A descoberta entristeceu-o. Não podia ficar com o dinheiro, sem praticar um ato ilícito, e, naquele caso, doloroso ao seu coração porque era em dano de um amigo. Todo o castelo levantado esboroou-se como se fosse de cartas. Bebeu a última gota de café, sem reparar que estava frio. Saiu, e só então reparou que era quase noite. Caminhou para casa. Parece que a necessidade ainda lhe deu uns dous empurrões, mas ele resistiu.

"Paciência, disse ele consigo; verei amanhã o que posso fazer."

Chegando a casa, já ali achou o Gustavo, um pouco preocupado, e a própria D. Amélia o parecia também. Entrou rindo, e perguntou ao amigo se lhe faltava alguma cousa.

- Nada.

- Nada?

- Por quê?

- Mete a mão no bolso; não te falta nada?

- Falta-me a carteira, disse o Gustavo sem meter a mão no bolso. Sabes se alguém a achou?

- Achei-a eu, disse Honório entregando-lha.

Gustavo pegou dela precipitadamente, e olhou desconfiado para o amigo. Esse olhar foi para Honório como um golpe de estilete; depois de tanta luta com a necessidade, era um triste prêmio. Sorriu amargamente; e, como o outro lhe perguntasse onde a achara, deu-lhe as explicações precisas.

- Mas conheceste-a?

- Não; achei os teus bilhetes de visita.

Honório deu duas voltas, e foi mudar de toilette para o jantar. Então Gustavo sacou novamente a carteira, abriu-a, foi a um dos bolsos, tirou um dos bilhetinhos, que o outro não quis abrir nem ler, e estendeu-o a D. Amélia, que, ansiosa e trêmula, rasgou-o em trinta mil pedaços: era um bilhetinho de amor.

Achado não é roubado

O insuperável Machado de Assis, no conto "A carteira", relata as angústias psicológicas do personagem Honório após achar uma carteira na rua, contendo uma considerável importância em dinheiro, suficiente para quitar uma dívida prestes a vencer. Suficiente também para dar início ao seu dilema de entregar ou não a carteira, cujo dono desconhecia até então. Acabou descobrindo que pertencia ao seu dileto amigo Gustavo que, por coincidência, encontrava-se em sua casa, conversando com sua esposa, D. Amélia. O amigo recebeu a carteira e com olhar desconfiado, como que duvidando de sua posse, não foi direto na repartição apropriada para o dinheiro e sim na vizinha, naquela que trazia os cartões, anotações e bilhetes.

Percebe-se pela narrativa machadiana que a conduta se ajustaria ao tipo penal de apropriação de coisa achada se Honório não a devolvesse ao legítimo possuidor, ou se não a entregasse à autoridade competente, no prazo de 15 dias, de acordo com o disposto no inciso II do parágrafo único do artigo 169 do Código Penal.
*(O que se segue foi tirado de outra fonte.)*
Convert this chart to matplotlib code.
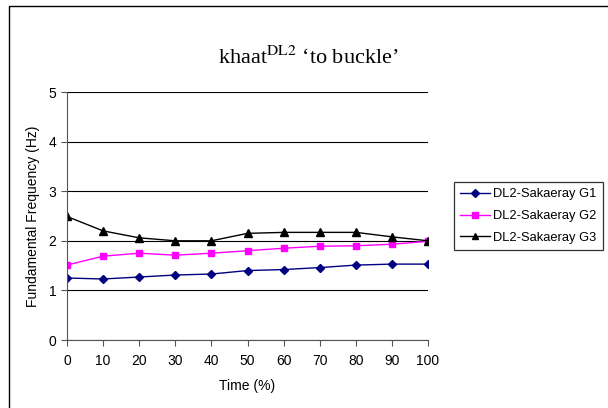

O Código Civil é mais exigente. Além de determinar a entrega da coisa ao dono ou legítimo possuidor e se não o conhecer "o inventor fará por descobri-lo, e, quando se lhe não depare, entregará o objeto achado à autoridade competente no lugar"1. Tudo para excluir a achada de coisas perdidas de modalidade de aquisição excepcional de propriedade.

O jornal O Estado de S. Paulo2 recentemente veiculou uma notícia informando que Universidade de São Paulo estaria pleiteando a devolução das obras de arte que foram encontradas por um marceneiro no lixo da própria Instituição de ensino.

Consta na matéria jornalística que o marceneiro Antônio Luiz Góis Passos, em 2011, encontrou 15 quadros de obras de arte em uma lixeira do Departamento de Química daquela universidade. Os quadros, por si sós, não são de grande valor, mas juntos somam cerca de R$ 50 mil. São reproduções originais francesas de artistas como Edgar Degas, Maurice de Vlaminck, Maurice Utrillo, Paul Gauguin e Maurice Utrillo.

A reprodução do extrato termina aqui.